◆ WORK REQUIRED ◆
What is the count of lines in the listing below that hold the string "this"? Reply with that number alone.

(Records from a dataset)
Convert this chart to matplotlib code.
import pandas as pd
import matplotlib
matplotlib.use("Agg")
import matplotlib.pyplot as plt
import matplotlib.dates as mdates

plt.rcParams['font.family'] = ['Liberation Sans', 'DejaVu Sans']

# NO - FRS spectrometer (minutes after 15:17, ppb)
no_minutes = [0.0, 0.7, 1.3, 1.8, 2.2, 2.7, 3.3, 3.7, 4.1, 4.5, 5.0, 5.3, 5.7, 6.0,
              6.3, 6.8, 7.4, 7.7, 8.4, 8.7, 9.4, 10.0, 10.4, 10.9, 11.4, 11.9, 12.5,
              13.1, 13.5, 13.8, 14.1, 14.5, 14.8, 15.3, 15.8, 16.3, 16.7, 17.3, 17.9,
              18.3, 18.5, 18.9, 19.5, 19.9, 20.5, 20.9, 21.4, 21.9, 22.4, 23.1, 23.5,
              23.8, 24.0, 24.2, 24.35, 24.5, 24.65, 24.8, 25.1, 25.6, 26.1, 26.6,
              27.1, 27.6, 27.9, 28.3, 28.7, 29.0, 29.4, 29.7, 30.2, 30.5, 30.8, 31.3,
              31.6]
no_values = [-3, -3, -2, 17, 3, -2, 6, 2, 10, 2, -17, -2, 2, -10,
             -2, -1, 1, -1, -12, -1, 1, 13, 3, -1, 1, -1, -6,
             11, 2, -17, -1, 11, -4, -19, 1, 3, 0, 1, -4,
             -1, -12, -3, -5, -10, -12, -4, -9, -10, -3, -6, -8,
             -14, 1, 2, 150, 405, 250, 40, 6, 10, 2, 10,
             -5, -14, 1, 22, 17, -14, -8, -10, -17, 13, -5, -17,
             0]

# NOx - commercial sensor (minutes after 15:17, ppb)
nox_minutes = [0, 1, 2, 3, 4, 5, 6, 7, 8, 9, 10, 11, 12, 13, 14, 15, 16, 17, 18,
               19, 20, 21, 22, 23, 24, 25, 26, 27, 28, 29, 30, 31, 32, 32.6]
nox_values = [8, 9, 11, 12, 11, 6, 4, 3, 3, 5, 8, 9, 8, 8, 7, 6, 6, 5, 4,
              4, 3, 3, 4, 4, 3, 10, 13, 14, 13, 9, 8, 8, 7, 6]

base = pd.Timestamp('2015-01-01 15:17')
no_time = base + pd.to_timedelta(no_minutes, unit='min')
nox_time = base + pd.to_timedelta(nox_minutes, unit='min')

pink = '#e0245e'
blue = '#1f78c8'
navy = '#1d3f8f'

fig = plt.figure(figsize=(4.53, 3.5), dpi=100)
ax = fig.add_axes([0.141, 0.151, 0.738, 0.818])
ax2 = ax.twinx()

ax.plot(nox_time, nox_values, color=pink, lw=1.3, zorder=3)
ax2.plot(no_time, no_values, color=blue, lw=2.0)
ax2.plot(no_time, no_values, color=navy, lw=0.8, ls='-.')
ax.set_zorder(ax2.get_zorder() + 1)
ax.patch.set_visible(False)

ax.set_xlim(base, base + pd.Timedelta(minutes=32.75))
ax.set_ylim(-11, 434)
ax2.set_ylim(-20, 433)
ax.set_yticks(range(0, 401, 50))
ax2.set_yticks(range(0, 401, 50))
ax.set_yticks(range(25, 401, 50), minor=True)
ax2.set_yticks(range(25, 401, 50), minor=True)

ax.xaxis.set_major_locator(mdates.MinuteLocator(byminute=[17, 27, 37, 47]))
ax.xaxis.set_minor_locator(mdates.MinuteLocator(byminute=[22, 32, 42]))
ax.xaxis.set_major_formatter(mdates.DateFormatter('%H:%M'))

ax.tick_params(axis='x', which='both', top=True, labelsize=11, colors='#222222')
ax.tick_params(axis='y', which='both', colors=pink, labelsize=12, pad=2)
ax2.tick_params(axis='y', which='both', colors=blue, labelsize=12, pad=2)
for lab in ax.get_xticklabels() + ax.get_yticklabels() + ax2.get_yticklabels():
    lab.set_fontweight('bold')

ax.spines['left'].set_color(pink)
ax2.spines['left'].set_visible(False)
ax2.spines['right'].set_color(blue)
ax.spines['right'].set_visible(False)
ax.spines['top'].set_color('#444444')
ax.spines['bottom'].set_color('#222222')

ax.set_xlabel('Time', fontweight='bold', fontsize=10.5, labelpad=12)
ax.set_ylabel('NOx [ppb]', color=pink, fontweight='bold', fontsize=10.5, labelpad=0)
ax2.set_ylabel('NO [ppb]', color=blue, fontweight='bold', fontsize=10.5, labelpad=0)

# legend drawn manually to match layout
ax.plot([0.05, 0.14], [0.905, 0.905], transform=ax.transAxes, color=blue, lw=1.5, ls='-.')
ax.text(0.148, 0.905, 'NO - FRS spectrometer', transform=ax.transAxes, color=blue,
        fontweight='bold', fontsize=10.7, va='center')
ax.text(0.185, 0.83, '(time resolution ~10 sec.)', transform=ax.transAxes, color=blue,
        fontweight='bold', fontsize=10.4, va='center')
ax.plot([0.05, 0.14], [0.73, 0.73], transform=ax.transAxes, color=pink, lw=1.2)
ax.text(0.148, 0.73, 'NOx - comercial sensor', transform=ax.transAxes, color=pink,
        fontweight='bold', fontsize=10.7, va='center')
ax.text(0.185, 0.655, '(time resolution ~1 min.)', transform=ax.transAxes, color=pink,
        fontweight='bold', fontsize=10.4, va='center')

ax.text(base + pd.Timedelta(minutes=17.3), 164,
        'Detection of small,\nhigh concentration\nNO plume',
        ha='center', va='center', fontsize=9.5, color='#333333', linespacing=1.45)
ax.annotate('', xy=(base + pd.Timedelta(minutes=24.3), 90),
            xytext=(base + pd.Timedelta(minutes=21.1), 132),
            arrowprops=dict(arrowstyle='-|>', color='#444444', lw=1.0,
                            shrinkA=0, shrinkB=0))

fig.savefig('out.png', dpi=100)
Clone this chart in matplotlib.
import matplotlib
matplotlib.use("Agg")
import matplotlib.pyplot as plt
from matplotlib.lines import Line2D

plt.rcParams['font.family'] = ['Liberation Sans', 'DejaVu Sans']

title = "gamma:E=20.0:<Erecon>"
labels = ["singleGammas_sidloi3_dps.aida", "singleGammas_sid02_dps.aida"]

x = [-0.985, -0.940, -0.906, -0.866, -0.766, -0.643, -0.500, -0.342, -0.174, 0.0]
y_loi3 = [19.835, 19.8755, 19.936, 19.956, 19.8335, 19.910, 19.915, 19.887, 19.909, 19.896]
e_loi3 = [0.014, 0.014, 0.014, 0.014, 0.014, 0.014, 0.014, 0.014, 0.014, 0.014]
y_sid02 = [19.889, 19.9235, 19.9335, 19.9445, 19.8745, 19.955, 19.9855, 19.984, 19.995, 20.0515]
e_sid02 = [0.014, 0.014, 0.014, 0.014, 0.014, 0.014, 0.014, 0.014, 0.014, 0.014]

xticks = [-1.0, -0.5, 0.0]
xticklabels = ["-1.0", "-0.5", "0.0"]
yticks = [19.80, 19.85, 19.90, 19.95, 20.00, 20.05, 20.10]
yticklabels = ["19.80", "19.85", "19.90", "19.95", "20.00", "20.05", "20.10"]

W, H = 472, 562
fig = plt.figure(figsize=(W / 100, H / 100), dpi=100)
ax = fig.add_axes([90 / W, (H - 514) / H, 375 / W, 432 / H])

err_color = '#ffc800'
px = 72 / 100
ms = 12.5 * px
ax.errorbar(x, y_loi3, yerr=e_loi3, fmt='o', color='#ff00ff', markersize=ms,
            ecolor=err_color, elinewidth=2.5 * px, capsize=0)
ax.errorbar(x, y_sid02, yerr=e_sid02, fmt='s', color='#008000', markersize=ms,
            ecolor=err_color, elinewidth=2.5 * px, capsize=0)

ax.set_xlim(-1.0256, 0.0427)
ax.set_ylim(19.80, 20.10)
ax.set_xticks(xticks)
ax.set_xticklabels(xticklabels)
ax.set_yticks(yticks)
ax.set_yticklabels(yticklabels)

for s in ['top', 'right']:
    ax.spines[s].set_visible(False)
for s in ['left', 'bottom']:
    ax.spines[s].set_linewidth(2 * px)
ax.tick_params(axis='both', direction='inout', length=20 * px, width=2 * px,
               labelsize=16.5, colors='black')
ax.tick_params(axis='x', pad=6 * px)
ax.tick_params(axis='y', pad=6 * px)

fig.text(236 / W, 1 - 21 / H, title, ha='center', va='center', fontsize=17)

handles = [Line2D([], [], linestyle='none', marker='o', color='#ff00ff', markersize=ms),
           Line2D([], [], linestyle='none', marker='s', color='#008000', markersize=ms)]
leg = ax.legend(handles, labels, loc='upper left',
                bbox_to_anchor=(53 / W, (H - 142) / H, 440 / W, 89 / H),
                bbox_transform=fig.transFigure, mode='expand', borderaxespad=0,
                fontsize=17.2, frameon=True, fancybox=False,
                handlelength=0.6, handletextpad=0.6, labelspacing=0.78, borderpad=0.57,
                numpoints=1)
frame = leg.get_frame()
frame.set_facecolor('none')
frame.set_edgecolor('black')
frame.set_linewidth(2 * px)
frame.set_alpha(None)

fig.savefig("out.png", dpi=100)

◆ EXPECTED ANSWER ◆
2